Французская революция была определяющим опытом его юности, тогда как взросление Лайеля шло на фоне индустриальной революции в Англии. Лайелю довелось увидеть фундаментальное изменение общества не по причине одной-единственной насильственной катастрофы, но в силу тысячи небольших изменений, каждое из которых было едва заметным.
Лайель написал классическую для британской геологии XIX века работу «Основные начала геологии»[51]. В ней он переносит своё видение общества на геологическую историю Земли. Никаких катастроф никогда не происходило. Все геологические феномены могут быть объяснены как результат тех же самых медленных процессов, которые мы можем наблюдать вокруг нас и сегодня: эрозия, разложение, стратификация, поднимающиеся и оседающие пласты земли.
А что тогда насчёт массового уничтожения?
Вымершие виды, по Лайелю, сошли на нет таким же образом, в силу медленных изменений в условиях жизни: наводнений и засух, затруднения доступа к пище, распространения соперничающих видов. Опустевшие места затем были заполнены иммигрировавшими видами, лучше приспособленными к изменившимся условиям.

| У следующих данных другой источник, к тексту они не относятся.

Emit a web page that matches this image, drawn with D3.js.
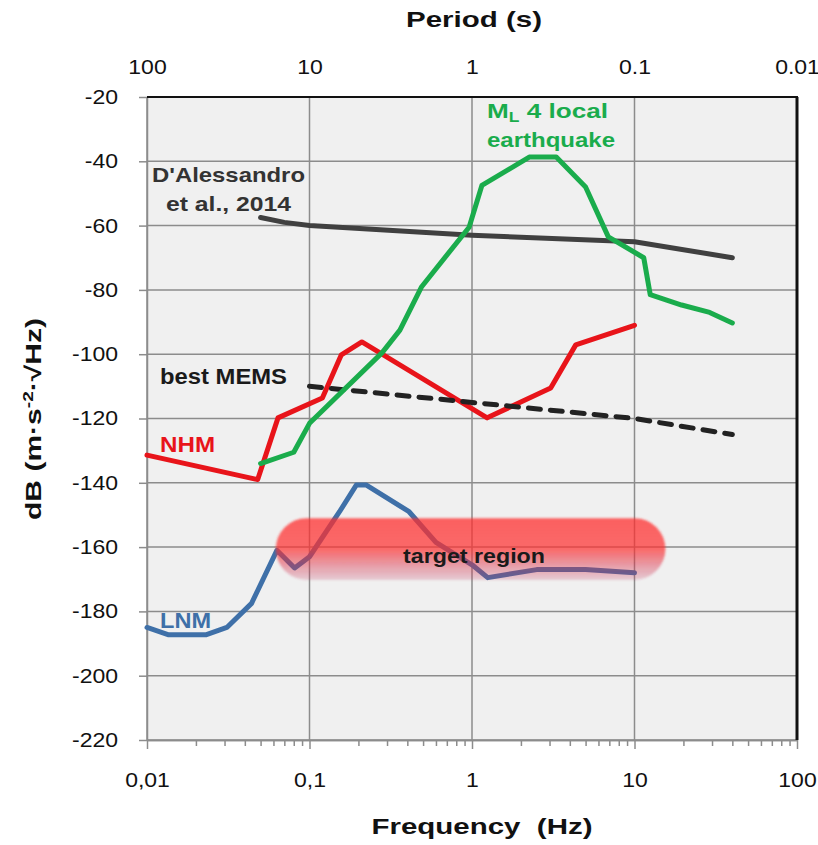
<!DOCTYPE html>
<html lang="en">
<head>
<meta charset="UTF-8">
<title>Seismic noise models vs frequency</title>
<style>
  body { margin: 0; background: #fff; }
  svg text { font-family: Arial, "Liberation Sans", sans-serif; }
</style>
</head>
<body>
<svg id="chart" width="818" height="845"></svg>
<script src="https://cdn.jsdelivr.net/npm/d3@7/dist/d3.min.js"></script>
<script>
// axis ticks
const freqTicks = [0.01, 0.1, 1, 10, 100];
const freqLabels = ["0,01", "0,1", "1", "10", "100"];
const periodTicks = [100, 10, 1, 0.1, 0.01];
const periodLabels = ["100", "10", "1", "0.1", "0.01"];
const dbTicks = [-220, -200, -180, -160, -140, -120, -100, -80, -60, -40, -20];

// D'Alessandro et al., 2014
const dalFreq = [0.05, 0.07, 0.1, 1, 10, 40];
const dalDb = [-57.5, -59, -60, -63, -65, -70];

// best MEMS
const memsFreq = [0.1, 1, 10, 40];
const memsDb = [-110, -115, -120, -125];

// ML 4 local earthquake
const eqFreq = [0.05, 0.08, 0.1, 0.28, 0.36, 0.49, 0.96, 1.15, 2.25, 3.3, 5, 6.9, 11.4, 12.5, 19.5, 29, 40];
const eqDb = [-134, -130.5, -121.5, -99.5, -92.5, -79, -60.5, -47.5, -38.7, -38.7, -48, -63.5, -70, -81.5, -84.7, -87, -90.3];

// NHM (new high noise model)
const nhmFreq = [0.01, 0.048, 0.064, 0.12, 0.157, 0.21, 1.24, 3.05, 4.35, 10];
const nhmDb = [-131.4, -139, -119.8, -113.6, -100.2, -96.2, -119.8, -110.5, -97.1, -91];

// LNM (new low noise model)
const lnmFreq = [0.01, 0.0136, 0.023, 0.031, 0.044, 0.063, 0.081, 0.1, 0.153, 0.194, 0.224, 0.41, 0.6, 1, 1.25, 2.5, 5, 10];
const lnmDb = [-185, -187.3, -187.3, -185, -177.5, -161, -166.5, -163, -149, -140.7, -140.7, -149, -158.5, -165.5, -169.5, -167, -167, -168];

// target region (frequency span, dB span)
const targetFreq = [0.062, 15.5];
const targetDb = [-151, -170.2];

const svg = d3.select("#chart");
const pLeft = 147, pRight = 797, pTop = 97, pBottom = 740;

const x = d3.scaleLog().domain([0.01, 100]).range([pLeft, pRight]);
const xp = d3.scaleLog().domain([100, 0.01]).range([pLeft, pRight]);
const y = d3.scaleLinear().domain([-220, -20]).range([pBottom, pTop]);

// stretch text horizontally (the reference is a bit wide)
function stretch(sel, k) {
  sel.each(function () {
    const w = this.getComputedTextLength();
    d3.select(this).attr("textLength", w * k).attr("lengthAdjust", "spacingAndGlyphs");
  });
}
function fit(sel, w) {
  sel.attr("textLength", w).attr("lengthAdjust", "spacingAndGlyphs");
}

// defs: gradient + soft edge for the target region
const defs = svg.append("defs");
const grad = defs.append("linearGradient").attr("id", "tgt").attr("x1", 0).attr("x2", 0).attr("y1", 0).attr("y2", 1);
grad.append("stop").attr("offset", "0%").attr("stop-color", "#ff2e2e").attr("stop-opacity", 0.74);
grad.append("stop").attr("offset", "50%").attr("stop-color", "#ff2e2e").attr("stop-opacity", 0.7);
grad.append("stop").attr("offset", "100%").attr("stop-color", "#c0305a").attr("stop-opacity", 0.2);
defs.append("filter").attr("id", "soft")
  .append("feGaussianBlur").attr("stdDeviation", 1.2);

// plot background
svg.append("rect")
  .attr("x", pLeft).attr("y", pTop)
  .attr("width", pRight - pLeft).attr("height", pBottom - pTop)
  .attr("fill", "#f0f0f0");

// gridlines
svg.append("g").selectAll("line").data(dbTicks).join("line")
  .attr("x1", pLeft).attr("x2", pRight)
  .attr("y1", d => y(d)).attr("y2", d => y(d))
  .attr("stroke", "#8c8c8c").attr("stroke-width", 1.5);
svg.append("g").selectAll("line").data(freqTicks).join("line")
  .attr("x1", d => x(d)).attr("x2", d => x(d))
  .attr("y1", pTop).attr("y2", pBottom)
  .attr("stroke", "#8c8c8c").attr("stroke-width", 1.5);

// left axis
svg.append("g")
  .attr("transform", `translate(${pLeft},0)`)
  .call(d3.axisLeft(y).tickValues(dbTicks).tickSize(8).tickSizeOuter(0).tickPadding(21).tickFormat(d => String(d)));

// bottom axis: minor ticks, then major ticks with labels
const minor = [];
[0.01, 0.1, 1, 10].forEach(b => { for (let i = 2; i <= 9; i++) minor.push(b * i); });
svg.append("g")
  .attr("transform", `translate(0,${pBottom})`)
  .call(d3.axisBottom(x).tickValues(minor).tickSize(6).tickSizeOuter(0).tickFormat(""));
svg.append("g")
  .attr("transform", `translate(0,${pBottom})`)
  .call(d3.axisBottom(x).tickValues(freqTicks).tickSize(9).tickSizeOuter(0).tickPadding(24)
    .tickFormat((d, i) => freqLabels[i]));

// top axis: period labels only
const pAxis = svg.append("g")
  .attr("transform", `translate(0,${pTop})`)
  .call(d3.axisTop(xp).tickValues(periodTicks).tickSize(0).tickPadding(23)
    .tickFormat((d, i) => periodLabels[i]));
pAxis.select(".domain").remove();

svg.selectAll(".domain, .tick line").attr("stroke", "#8c8c8c").attr("stroke-width", 1.5);
svg.selectAll(".tick text").attr("font-size", 20).attr("fill", "#111").call(stretch, 1.15);

// frame: top and right borders are black
svg.append("line").attr("x1", pLeft).attr("x2", pRight + 1).attr("y1", pTop).attr("y2", pTop)
  .attr("stroke", "#111").attr("stroke-width", 2);
svg.append("line").attr("x1", pRight).attr("x2", pRight).attr("y1", pTop).attr("y2", pBottom)
  .attr("stroke", "#111").attr("stroke-width", 3);

// curves
const line = d3.line().x(d => x(d[0])).y(d => y(d[1]));
const zip = (a, b) => a.map((v, i) => [v, b[i]]);

function curve(fs, vs, color, width, dash) {
  svg.append("path")
    .datum(zip(fs, vs))
    .attr("d", line)
    .attr("fill", "none")
    .attr("stroke", color)
    .attr("stroke-width", width)
    .attr("stroke-linejoin", "round")
    .attr("stroke-linecap", "round")
    .attr("stroke-dasharray", dash || null);
}

curve(nhmFreq, nhmDb, "#e8141a", 5);
curve(lnmFreq, lnmDb, "#3f70a8", 5);
curve(memsFreq, memsDb, "#222", 5, "12,10");
curve(dalFreq, dalDb, "#404040", 5);
curve(eqFreq, eqDb, "#1aac4c", 5);

// target region capsule
const ty0 = y(targetDb[0]), ty1 = y(targetDb[1]);
svg.append("rect")
  .attr("x", x(targetFreq[0])).attr("y", ty0)
  .attr("width", x(targetFreq[1]) - x(targetFreq[0]))
  .attr("height", ty1 - ty0)
  .attr("rx", (ty1 - ty0) / 2).attr("ry", (ty1 - ty0) / 2)
  .attr("fill", "url(#tgt)")
  .attr("filter", "url(#soft)");

// annotations
function label(txt, px, py, w, color, size) {
  const t = svg.append("text")
    .attr("x", px).attr("y", py)
    .attr("font-size", size || 21).attr("font-weight", "bold")
    .attr("fill", color).text(txt);
  fit(t, w);
  return t;
}

label("D'Alessandro", 152, 182, 153, "#333");
label("et al., 2014", 166, 211, 125, "#333");
label("best MEMS", 160, 384, 127, "#1a1a1a", 22);
label("NHM", 160, 452, 55, "#e8141a", 22);
label("LNM", 160, 628, 51, "#3f70a8", 22);
label("target region", 403, 563, 142, "#1a1a1a", 20);
label("earthquake", 487, 147, 128, "#1aac4c");

const ml = svg.append("text")
  .attr("x", 487).attr("y", 118)
  .attr("font-size", 21).attr("font-weight", "bold").attr("fill", "#1aac4c");
ml.append("tspan").text("M");
ml.append("tspan").attr("font-size", 14).attr("dy", 4).text("L");
ml.append("tspan").attr("dy", -4).text(" 4 local");
fit(ml, 121);

// axis titles
const pt = svg.append("text")
  .attr("x", 474).attr("y", 27).attr("text-anchor", "middle")
  .attr("font-size", 22).attr("font-weight", "bold").attr("fill", "#111")
  .text("Period (s)");
fit(pt, 136);

const ft = svg.append("text")
  .attr("x", 482).attr("y", 834).attr("text-anchor", "middle")
  .attr("font-size", 22).attr("font-weight", "bold").attr("fill", "#111")
  .attr("xml:space", "preserve")
  .text("Frequency  (Hz)");
fit(ft, 221);

const yt = svg.append("text")
  .attr("transform", "translate(41,419) rotate(-90)")
  .attr("text-anchor", "middle")
  .attr("font-size", 22).attr("font-weight", "bold").attr("fill", "#111");
yt.append("tspan").text("dB (m·s");
yt.append("tspan").attr("font-size", 14).attr("dy", -8).text("-2");
yt.append("tspan").attr("dy", 8).text("·√Hz)");
fit(yt, 202);
</script>
</body>
</html>
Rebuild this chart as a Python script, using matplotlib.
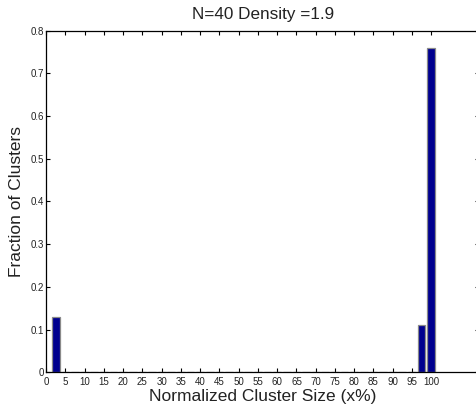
import numpy as np
import matplotlib.pyplot as plt

plt.rcParams['font.family'] = ['Liberation Sans', 'DejaVu Sans']

# cluster size bins (percent of N) and fraction of clusters in each
bin_centers = np.arange(2.5, 100.1, 2.5)
fractions = np.zeros(len(bin_centers))
fractions[0] = 0.13
fractions[-2] = 0.11
fractions[-1] = 0.76

xtick_vals = np.arange(0, 101, 5)
ytick_vals = np.arange(0, 0.81, 0.1)
ytick_labels = ["0", "0.1", "0.2", "0.3", "0.4", "0.5", "0.6", "0.7", "0.8"]

fig = plt.figure(figsize=(4.76, 4.07), dpi=100)
ax = fig.add_axes([0.097, 0.085, 0.91, 0.840])

ax.bar(bin_centers, fractions, width=2.0, color="#00008F",
       edgecolor="#8a8a8a", linewidth=0.9, zorder=2)

ax.set_xlim(0, 112.5)
ax.set_ylim(0, 0.8)
ax.set_xticks(xtick_vals)
ax.set_xticklabels([str(v) for v in xtick_vals])
ax.set_yticks(ytick_vals)
ax.set_yticklabels(ytick_labels)
ax.tick_params(direction="in", length=3, width=0.8, labelsize=7,
               top=True, right=True, colors="black", labelcolor="#222222")
ax.tick_params(axis="x", pad=3)
ax.tick_params(axis="y", pad=1.5)
for s in ax.spines.values():
    s.set_linewidth(0.9)

ax.set_title("N=40 Density =1.9", fontsize=12.3, color="#222222", pad=8.5)
ax.set_xlabel("Normalized Cluster Size (x%)", fontsize=12.5, color="#222222", labelpad=2)
ax.set_ylabel("Fraction of Clusters", fontsize=12.5, color="#222222", labelpad=5)

fig.savefig("out.png", dpi=100)
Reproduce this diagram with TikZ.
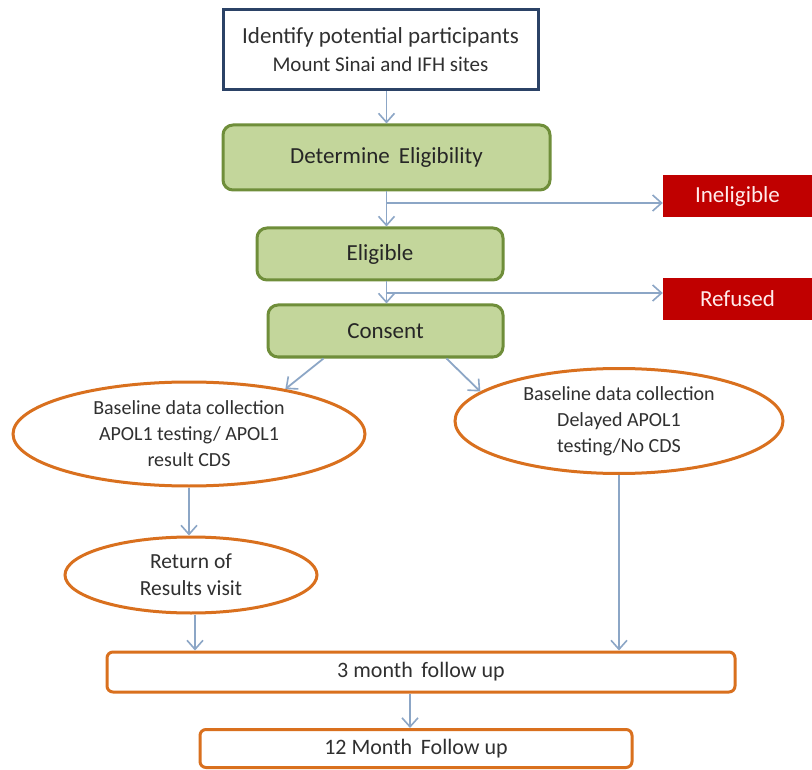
\documentclass[tikz,border=0pt]{standalone}
\usepackage{fontspec}
\setmainfont{Carlito}
\usetikzlibrary{shapes.geometric,arrows.meta,calc}
\definecolor{navy}{HTML}{2B4266}
\definecolor{gfill}{HTML}{C3D69B}
\definecolor{gline}{HTML}{6F8E3A}
\definecolor{rfill}{HTML}{C00000}
\definecolor{oline}{HTML}{D9701E}
\definecolor{arrc}{HTML}{8CA6C6}
\definecolor{txt}{HTML}{303030}
\tikzset{
  topbox/.style={draw=navy,line width=3pt,fill=white,minimum width=315pt,minimum height=80pt,inner sep=0pt,align=center,text=txt,font=\fontsize{22}{28}\selectfont},
  greenbox/.style={draw=gline,line width=3pt,fill=gfill,rounded corners=10pt,inner sep=0pt,text=black!85,font=\fontsize{23}{28}\selectfont},
  redbox/.style={fill=rfill,inner sep=0pt,minimum width=149pt,minimum height=42pt,text=red!8,font=\fontsize{23}{28}\selectfont},
  oval/.style={ellipse,draw=oline,line width=3pt,fill=white,inner sep=0pt,align=center,text=txt},
  obox/.style={draw=oline,line width=3pt,fill=white,rounded corners=6pt,inner sep=0pt,text=txt,font=\fontsize{22}{26}\selectfont},
  arr/.style={draw=arrc,line width=1.8pt,-{Straight Barb[length=9pt,width=16pt,line width=1.6pt]}}
}
\begin{document}
\begin{tikzpicture}[x=1pt,y=-1pt]
\useasboundingbox[fill=white] (0,0) rectangle (812,770);
\node[topbox] (top) at (380.5,50) {{\fontsize{23}{28}\selectfont Identify potential participants}\\{\fontsize{21}{28}\selectfont Mount Sinai and IFH sites}};
\node[greenbox,minimum width=327pt,minimum height=65pt] (det) at (386.5,157.5) {Determine\, Eligibility};
\node[redbox] (inel) at (737.5,196) {Ineligible};
\node[greenbox,minimum width=246pt,minimum height=52pt] (elig) at (380,254) {Eligible};
\node[redbox] (ref) at (737.5,299) {Refused};
\node[greenbox,minimum width=235pt,minimum height=52pt] (cons) at (385.5,331) {Consent};
\node[oval,minimum width=352pt,minimum height=104pt,font=\fontsize{20}{26}\selectfont] (e1) at (189,434) {Baseline data collection\\APOL1 testing/ APOL1\\result CDS};
\node[oval,minimum width=328pt,minimum height=105pt,font=\fontsize{20}{26}\selectfont] (e2) at (619,421) {Baseline data collection\\Delayed APOL1\\testing/No CDS};
\node[oval,minimum width=252pt,minimum height=76pt,font=\fontsize{21.5}{27}\selectfont] (ret) at (191,575) {Return of\\Results visit};
\node[obox,minimum width=628pt,minimum height=40pt] (m3) at (421,672) {3 month\, follow up};
\node[obox,minimum width=432pt,minimum height=38pt] (m12) at (416,748.5) {12 Month\, Follow up};
\coordinate (b1) at (386.5,203);
\coordinate (b2) at (386.5,293);
\draw[arr] (top.south -| det.north) -- (det.north);
\draw[arr] (det.south) -- (det.south |- elig.north);
\draw[arr] (b1) -- (b1 -| inel.west);
\draw[arr] (elig.south -| det.south) -- (cons.north -| det.south);
\draw[arr] (b2) -- (b2 -| ref.west);
\draw[arr] ([xshift=57pt]cons.south west) -- (e1.25);
\draw[arr] ([xshift=-58pt]cons.south east) -- (e2.168);
\draw[arr] (e1.south) -- (e1.south |- ret.north);
\draw[arr] ([xshift=4pt]ret.south) -- ([xshift=4pt]ret.south |- m3.north);
\draw[arr] (e2.south) -- (e2.south |- m3.north);
\draw[arr] ([xshift=-11pt]m3.south) -- ([xshift=-6pt]m12.north);
\end{tikzpicture}
\end{document}
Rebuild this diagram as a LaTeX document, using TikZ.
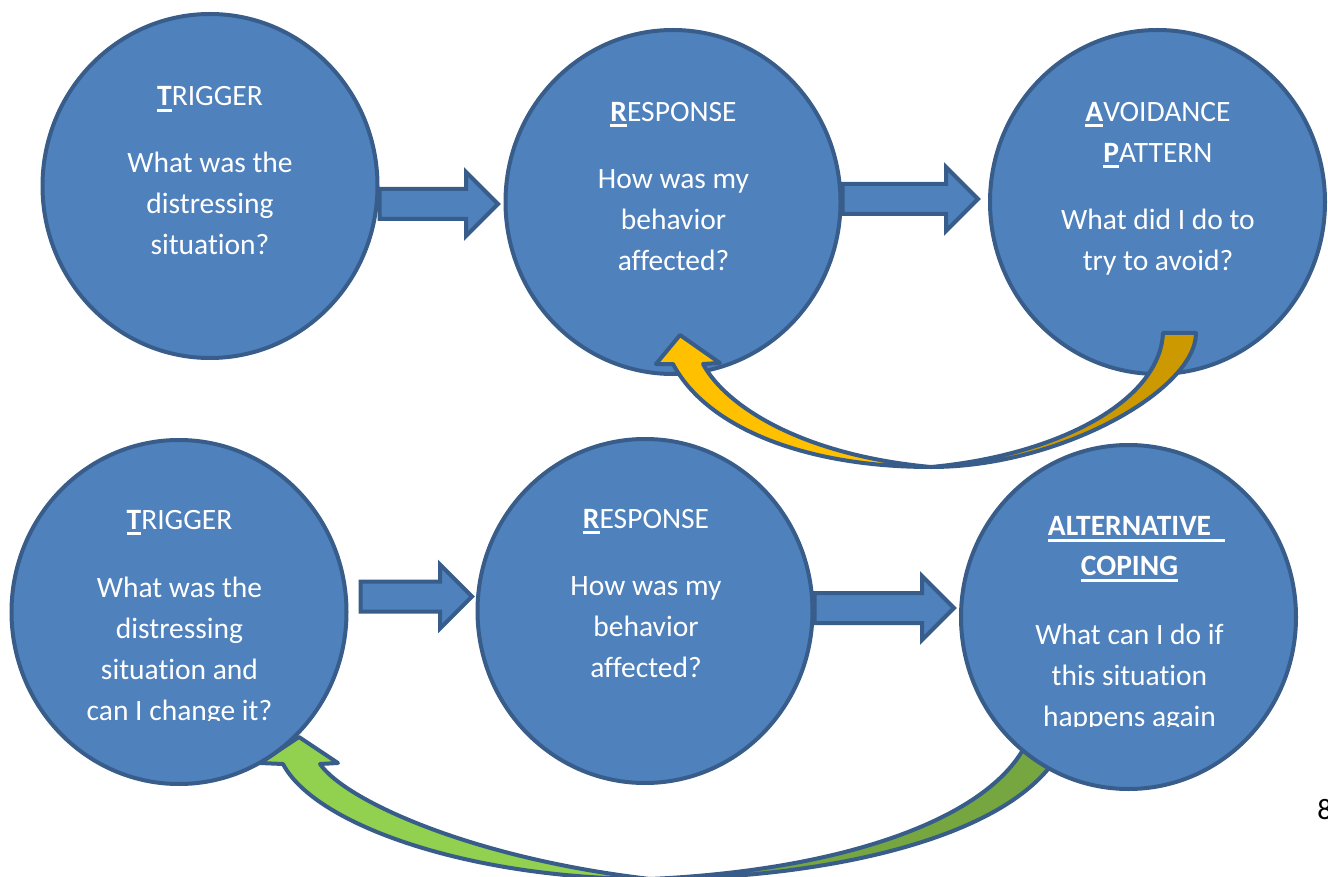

Основной причиной вымирания являлось отсутствие гибкости и способности адаптироваться в случае неблагоприятных изменений. Во время индустриальной революции Лайель наблюдал это на рынках, теперь он видел это также и в природе.
95.
В Арли, где, сидя в отеле, я и пишу всё это, я внезапно замечаю человека, несущего пустую картинную раму.
Обычно из своего окна я наблюдаю совершенно другое – женщину на углу, жарящую пирожки на зелёном масле в чёрном металлическом блюде с круглыми углублениями. Продавца чая, который размахивает своим железным кузовком с углями, чтобы вскипятить воду. Нескольких мальчишек, изображающих из себя музыкальную группу, используя для этого деревянные палочки и пустые жестянки. Ритм Арли явно отличается от Тама: он и более вялый, и более активный, и менее напряжённый.
Вот что я обычно вижу из своего окна. Но теперь неожиданно появился человек, облачённый в белое и несущий тяжёлую золотую раму.
Пока он её несёт, рама обрамляет и его самого, – не помещаются только голова и ноги. Странно, как рама выделяет его, подчёркивает и да, даже возвышает. Когда он на мгновение останавливается, чтобы переложить её с плеча на плечо, кажется, что он точно бы выступил из картины. И всё при этом так, будто нет на свете ничего проще.
96.
Даже в самом подлинном документальном повествовании всегда присутствует вымышленный персонаж – тот, кто рассказывает историю. Ни разу не создавал я персонажа более вымышленного, чем исследовательское «я» моей диссертации, ту личность, что начинает как бы с притворного незнания, а затем медленно приходит к знанию, совсем не тем порывистым случайным образом, которым к нему пришёл я, но шаг за шагом, доказательство за доказательством, в согласии с правилами.